[Entries with chart source code]
|---|
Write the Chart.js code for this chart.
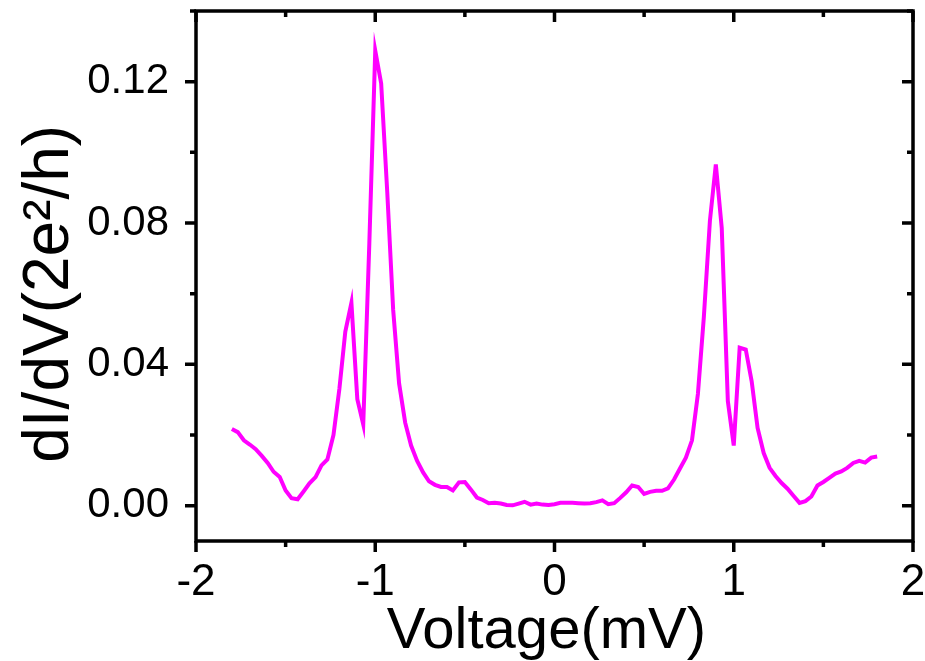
<!DOCTYPE html>
<html>
<head>
<meta charset="utf-8">
<script src="https://cdn.jsdelivr.net/npm/chart.js@4.4.1/dist/chart.umd.min.js"></script>
<style>
  html, body { margin: 0; padding: 0; background: #fff; }
  canvas { display: block; }
</style>
</head>
<body>
<canvas id="myChart" width="925" height="661"></canvas>
<script>
// Voltage (mV) and differential conductance dI/dV (2e^2/h)
var voltage = [
  -1.800, -1.767, -1.733, -1.700, -1.667, -1.633, -1.600, -1.567, -1.533, -1.500,
  -1.467, -1.433, -1.400, -1.367, -1.333, -1.300, -1.267, -1.233, -1.200, -1.167,
  -1.133, -1.100, -1.067, -1.033, -1.000, -0.967, -0.933, -0.900, -0.867, -0.833,
  -0.800, -0.767, -0.733, -0.700, -0.667, -0.633, -0.600, -0.567, -0.533, -0.500,
  -0.467, -0.433, -0.400, -0.367, -0.333, -0.300, -0.267, -0.233, -0.200, -0.167,
  -0.133, -0.100, -0.067, -0.033, 0.000, 0.033, 0.067, 0.100, 0.133, 0.167,
  0.200, 0.233, 0.267, 0.300, 0.333, 0.367, 0.400, 0.433, 0.467, 0.500,
  0.533, 0.567, 0.600, 0.633, 0.667, 0.700, 0.733, 0.767, 0.800, 0.833,
  0.867, 0.900, 0.933, 0.967, 1.000, 1.033, 1.067, 1.100, 1.133, 1.167,
  1.200, 1.233, 1.267, 1.300, 1.333, 1.367, 1.400, 1.433, 1.467, 1.500,
  1.533, 1.567, 1.600, 1.633, 1.667, 1.700, 1.733, 1.767, 1.800
];
var conductance = [
  0.0217, 0.0208, 0.0185, 0.0173, 0.0160, 0.0141, 0.0121, 0.0096, 0.0081, 0.0043,
  0.0021, 0.0018, 0.0040, 0.0063, 0.0081, 0.0114, 0.0131, 0.0200, 0.0331, 0.0493,
  0.0574, 0.0301, 0.0230, 0.0743, 0.1288, 0.1195, 0.0887, 0.0554, 0.0346, 0.0235,
  0.0170, 0.0127, 0.0094, 0.0069, 0.0059, 0.0053, 0.0053, 0.0043, 0.0066, 0.0067,
  0.0046, 0.0023, 0.0016, 0.0007, 0.0008, 0.0006, 0.0002, 0.0001, 0.0006, 0.0011,
  0.0003, 0.0006, 0.0003, 0.0002, 0.0004, 0.0008, 0.0008, 0.0008, 0.0007, 0.0006,
  0.0007, 0.0010, 0.0015, 0.0004, 0.0007, 0.0022, 0.0038, 0.0057, 0.0053, 0.0033,
  0.0039, 0.0042, 0.0042, 0.0049, 0.0074, 0.0105, 0.0136, 0.0185, 0.0316, 0.0533,
  0.0806, 0.0966, 0.0786, 0.0296, 0.0170, 0.0447, 0.0442, 0.0352, 0.0220, 0.0149,
  0.0107, 0.0084, 0.0064, 0.0048, 0.0028, 0.0008, 0.0013, 0.0026, 0.0057, 0.0067,
  0.0079, 0.0091, 0.0097, 0.0107, 0.0121, 0.0127, 0.0122, 0.0136, 0.0139
];
var xMajorTicks = [-2, -1, 0, 1, 2];
var xMinorTicks = [-1.5, -0.5, 0.5, 1.5];
var yMajorTicks = [0, 0.04, 0.08, 0.12];
var yMinorTicks = [0.02, 0.06, 0.10, 0.14];

var points = voltage.map(function (v, i) { return { x: v, y: conductance[i] }; });
var fontFamily = "'Liberation Sans', Arial, sans-serif";

// Origin-style frame: outward ticks on left/bottom, inward on top/right
var framePlugin = {
  id: 'frame',
  afterDraw: function (chart) {
    var ctx = chart.ctx;
    var a = chart.chartArea;
    var xs = chart.scales.x, ys = chart.scales.y;
    ctx.save();
    ctx.strokeStyle = '#000';
    ctx.lineWidth = 3.5;
    ctx.lineCap = 'butt';
    ctx.strokeRect(a.left, a.top, a.right - a.left, a.bottom - a.top);
    function tickX(list, len) {
      list.forEach(function (v) {
        var px = xs.getPixelForValue(v);
        ctx.beginPath();
        ctx.moveTo(px, a.bottom); ctx.lineTo(px, a.bottom + len);
        ctx.moveTo(px, a.top); ctx.lineTo(px, a.top + len);
        ctx.stroke();
      });
    }
    function tickY(list, len) {
      list.forEach(function (v) {
        var py = ys.getPixelForValue(v);
        ctx.beginPath();
        ctx.moveTo(a.left, py); ctx.lineTo(a.left - len, py);
        ctx.moveTo(a.right, py); ctx.lineTo(a.right - len, py);
        ctx.stroke();
      });
    }
    tickX(xMajorTicks, 11);
    tickX(xMinorTicks, 6);
    tickY(yMajorTicks, 11);
    tickY(yMinorTicks, 6);
    ctx.restore();
  }
};

var ctx = document.getElementById('myChart').getContext('2d');
var myChart = new Chart(ctx, {
  type: 'line',
  data: {
    datasets: [{
      data: points,
      borderColor: '#ff00ff',
      borderWidth: 4,
      pointRadius: 0,
      tension: 0,
      fill: false
    }]
  },
  options: {
    responsive: false,
    animation: false,
    devicePixelRatio: 1,
    layout: { autoPadding: false, padding: { top: 11, right: 12, left: 0, bottom: 0 } },
    plugins: { legend: { display: false }, tooltip: { enabled: false } },
    scales: {
      x: {
        type: 'linear',
        min: -2,
        max: 2,
        grid: { display: false },
        border: { display: false },
        ticks: {
          stepSize: 1,
          padding: 7,
          color: '#000',
          font: { family: fontFamily, size: 44 },
          callback: function (v) { return String(v); }
        },
        title: {
          display: true,
          text: 'Voltage(mV) ',
          color: '#000',
          font: { family: fontFamily, size: 58, lineHeight: 1 },
          padding: 0
        },
        afterFit: function (scale) {
          scale.height = 120;
          scale.paddingLeft = 0; scale.paddingRight = 0;
        }
      },
      y: {
        min: -0.01,
        max: 0.14,
        grid: { display: false },
        border: { display: false },
        ticks: {
          stepSize: 0.04,
          includeBounds: false,
          padding: 19,
          color: '#000',
          font: { family: fontFamily, size: 42 },
          callback: function (v) { return Number(v).toFixed(2); }
        },
        title: {
          display: true,
          text: 'dI/dV(2e²/h)  ',
          color: '#000',
          font: { family: fontFamily, size: 64, lineHeight: 1 },
          padding: { top: 18, bottom: 0 }
        },
        afterFit: function (scale) {
          scale.width = 196;
          scale.paddingTop = 0; scale.paddingBottom = 0;
        }
      }
    }
  },
  plugins: [framePlugin]
});
</script>
</body>
</html>
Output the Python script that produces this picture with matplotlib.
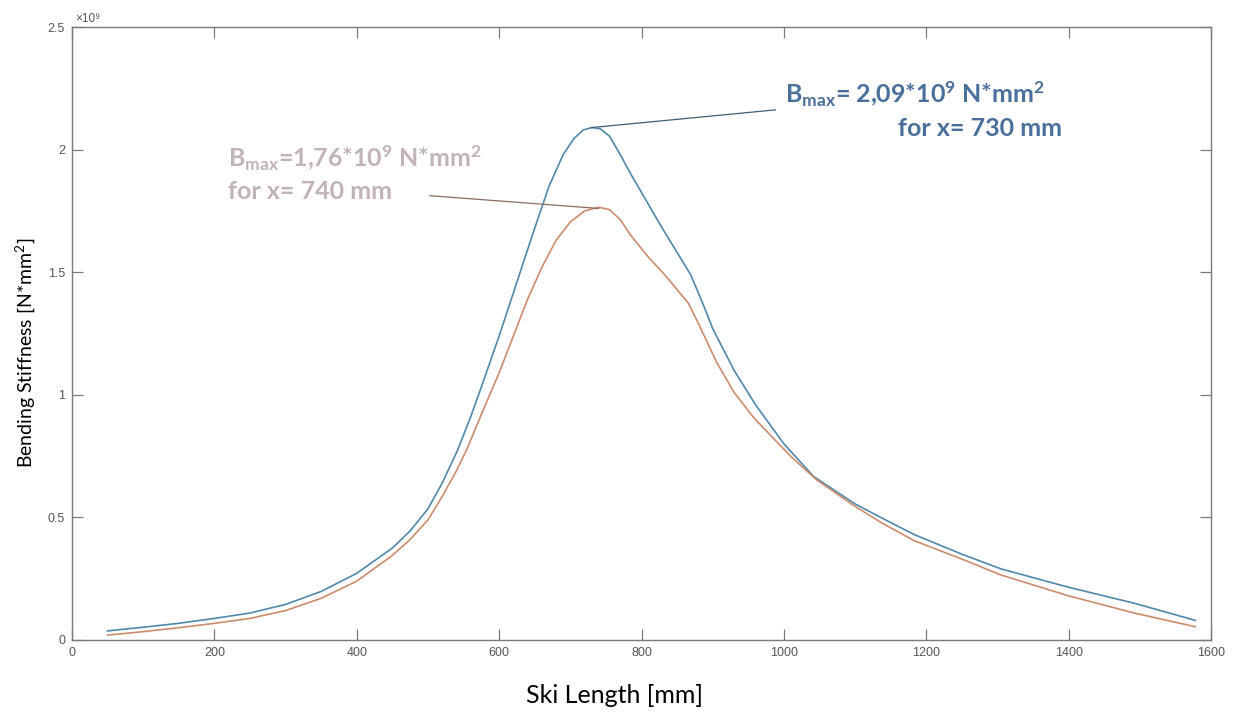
import matplotlib.pyplot as plt
from matplotlib.ticker import FuncFormatter

plt.rcParams['mathtext.fontset'] = 'custom'
plt.rcParams['mathtext.rm'] = 'Lato:bold'
plt.rcParams['mathtext.it'] = 'Lato:bold'
plt.rcParams['mathtext.bf'] = 'Lato:bold'

# bending stiffness along the ski, in 1e9 N*mm^2
x_a = [50, 100, 150, 200, 250, 300, 350, 400, 450, 475, 500, 520, 541, 560, 576, 600,
       625, 650, 670, 690, 705, 718, 730, 742, 755, 770, 785, 827, 869, 885, 900, 930,
       960, 1000, 1042, 1100, 1136, 1183, 1250, 1305, 1400, 1492, 1578]
B_a = [0.037, 0.052, 0.068, 0.088, 0.110, 0.145, 0.198, 0.272, 0.375, 0.445, 0.535,
       0.64, 0.77, 0.91, 1.04, 1.24, 1.46, 1.68, 1.85, 1.98, 2.045, 2.08, 2.09, 2.085,
       2.055, 1.98, 1.90, 1.69, 1.49, 1.38, 1.27, 1.10, 0.96, 0.80, 0.666, 0.555, 0.50,
       0.43, 0.35, 0.29, 0.215, 0.15, 0.08]

x_b = [50, 100, 150, 200, 250, 300, 350, 400, 450, 475, 500, 520, 540, 555, 575, 600,
       620, 640, 660, 680, 700, 720, 740, 755, 770, 785, 810, 831, 866, 880, 906, 930,
       958, 1010, 1045, 1100, 1136, 1183, 1250, 1305, 1400, 1492, 1578]
B_b = [0.020, 0.034, 0.050, 0.068, 0.088, 0.120, 0.170, 0.240, 0.345, 0.41, 0.49,
       0.585, 0.69, 0.78, 0.92, 1.09, 1.24, 1.39, 1.52, 1.63, 1.705, 1.75, 1.765, 1.755,
       1.715, 1.65, 1.56, 1.495, 1.373, 1.29, 1.13, 1.01, 0.905, 0.748, 0.655, 0.545,
       0.48, 0.405, 0.33, 0.265, 0.18, 0.11, 0.054]

peak_a = (730, 2.09)
peak_b = (740, 1.76)
scale = 1e9

fig = plt.figure(figsize=(12.35, 7.13), dpi=100)
ax = fig.add_axes([0.0583, 0.1024, 0.9223, 0.8597])

ax.plot(x_a, [v * scale for v in B_a], color='#5088ab', lw=1.2)
ax.plot(x_b, [v * scale for v in B_b], color='#cc8c6c', lw=1.2)

ax.set_xlim(0, 1600)
ax.set_ylim(0, 2.5e9)
ax.set_xticks(range(0, 1601, 200))
ax.set_yticks([0, 0.5e9, 1e9, 1.5e9, 2e9, 2.5e9])
ax.yaxis.set_major_formatter(FuncFormatter(lambda v, p: '%g' % (v / scale)))
ax.text(0.003, 1.004, '×10⁹', transform=ax.transAxes, fontsize=8.5, color='#555555',
        family=['Liberation Sans', 'DejaVu Sans'], va='bottom', ha='left')

for s in ax.spines.values():
    s.set_color('#7a7a7a')
    s.set_linewidth(1.0)
ax.tick_params(direction='in', length=8, width=0.9, color='#7a7a7a',
               labelcolor='#555555', labelsize=9, top=True, right=True, pad=5)
for lab in ax.get_xticklabels() + ax.get_yticklabels():
    lab.set_family('Liberation Sans')

ax.set_xlabel('Ski Length [mm]', fontsize=18, family='Lato')
ax.xaxis.set_label_coords(0.476, -0.072)
ax.set_ylabel('Bending Stiffness [N*mm$^{\\mathregular{2}}$]', fontsize=14, family='Lato')
ax.yaxis.set_label_coords(-0.031, 0.468)

# leader lines from each maximum to its label
ax.plot([peak_a[0], 988], [peak_a[1] * scale, 2.162e9], color='#3d5f75', lw=0.9)
ax.plot([peak_b[0], 503], [peak_b[1] * scale, 1.812e9], color='#8a6d60', lw=0.9)

blue_txt = '#4a6f9c'
ax.text(1002, 2.19e9, 'B$_{max}$= 2,09*10$^{9}$ N*mm$^{2}$', color=blue_txt,
        fontsize=18, family='Lato', weight='bold', va='baseline', ha='left')
ax.text(1391, 2.055e9, 'for x= 730 mm', color=blue_txt,
        fontsize=18, family='Lato', weight='bold', va='baseline', ha='right')

grey_txt = '#c2b3b7'
ax.text(219, 1.93e9, 'B$_{max}$=1,76*10$^{9}$ N*mm$^{2}$', color=grey_txt,
        fontsize=18, family='Lato', weight='bold', va='baseline', ha='left')
ax.text(219, 1.80e9, 'for x= 740 mm', color=grey_txt,
        fontsize=18, family='Lato', weight='bold', va='baseline', ha='left')

fig.savefig('out.png', dpi=100)
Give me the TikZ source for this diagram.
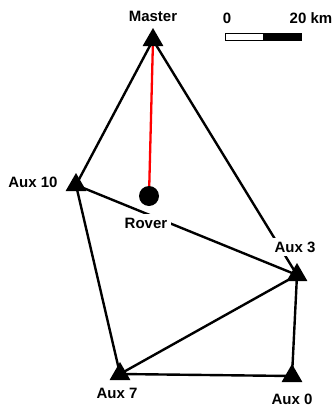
\documentclass[tikz,border=0pt]{standalone}
\usepackage{fontspec}
\setmainfont{Liberation Sans}
\usetikzlibrary{shapes.geometric,backgrounds}
\begin{document}
\begin{tikzpicture}[x=1pt,y=-1pt,
  station/.style={regular polygon,regular polygon sides=3,fill=black,
    minimum size=24pt,inner sep=0pt},
  rover/.style={circle,fill=black,minimum size=20pt,inner sep=0pt},
  lbl/.style={fill=white,inner sep=4pt,font=\fontsize{15}{18}\selectfont\bfseries},
  plain/.style={inner sep=0pt,font=\fontsize{15}{18}\selectfont\bfseries},
  link/.style={line width=2.4pt,black},
  ray/.style={line width=2.3pt,red}]
\useasboundingbox (0,0) rectangle (335,407);

% stations and rover
\node[station] (master) at (153,40) {};
\node[station] (aux10) at (76,185) {};
\node[station] (aux3) at (297,275) {};
\node[station] (aux7) at (120,374) {};
\node[station] (aux0) at (292,376) {};
\node[rover] (rover) at (149,196) {};

% labels
\node[plain] (lmaster) at (153,16) {Master};
\node[plain] (laux10) at (33,182) {Aux 10};
\node[lbl] (lrover) at (146,223) {Rover};
\node[lbl] (laux3) at (295,247) {Aux 3};
\node[plain] (laux7) at (117,393) {Aux 7};
\node[plain] (laux0) at (292,399) {Aux 0};

% baselines
\begin{pgfonlayer}{background}
\draw[link] (master.center) -- (aux10.center);
\draw[link] (master.center) -- (aux3.center);
\draw[link] (aux10.center) -- (aux3.center);
\draw[link] (aux10.center) -- (aux7.center);
\draw[link] (aux7.center) -- (aux3.center);
\draw[link] (aux7.center) -- (aux0.center);
\draw[link] (aux0.center) -- (aux3.center);
\draw[ray] (master.center) -- (rover.center);
\end{pgfonlayer}

% scale bar
\node[plain] (s0) at (227,18) {0};
\node[plain] (s20) at (311,18) {20 km};
\draw[line width=1pt,fill=white] (225,33) rectangle (263,40);
\draw[line width=1pt,fill=black] (263,33) rectangle (301,40);
\end{tikzpicture}
\end{document}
|---|
- [JOB]: Give back the exact lines above, running from the one that has "Output the Python" through the one that has "plt.rcParams['mathtext.bf'] = 'Lato:bold'", with nothing added and no pictures.

- [WRITTEN ANSWER]:
Output the Python script that produces this picture with matplotlib.
import matplotlib.pyplot as plt
from matplotlib.ticker import FuncFormatter

plt.rcParams['mathtext.fontset'] = 'custom'
plt.rcParams['mathtext.rm'] = 'Lato:bold'
plt.rcParams['mathtext.it'] = 'Lato:bold'
plt.rcParams['mathtext.bf'] = 'Lato:bold'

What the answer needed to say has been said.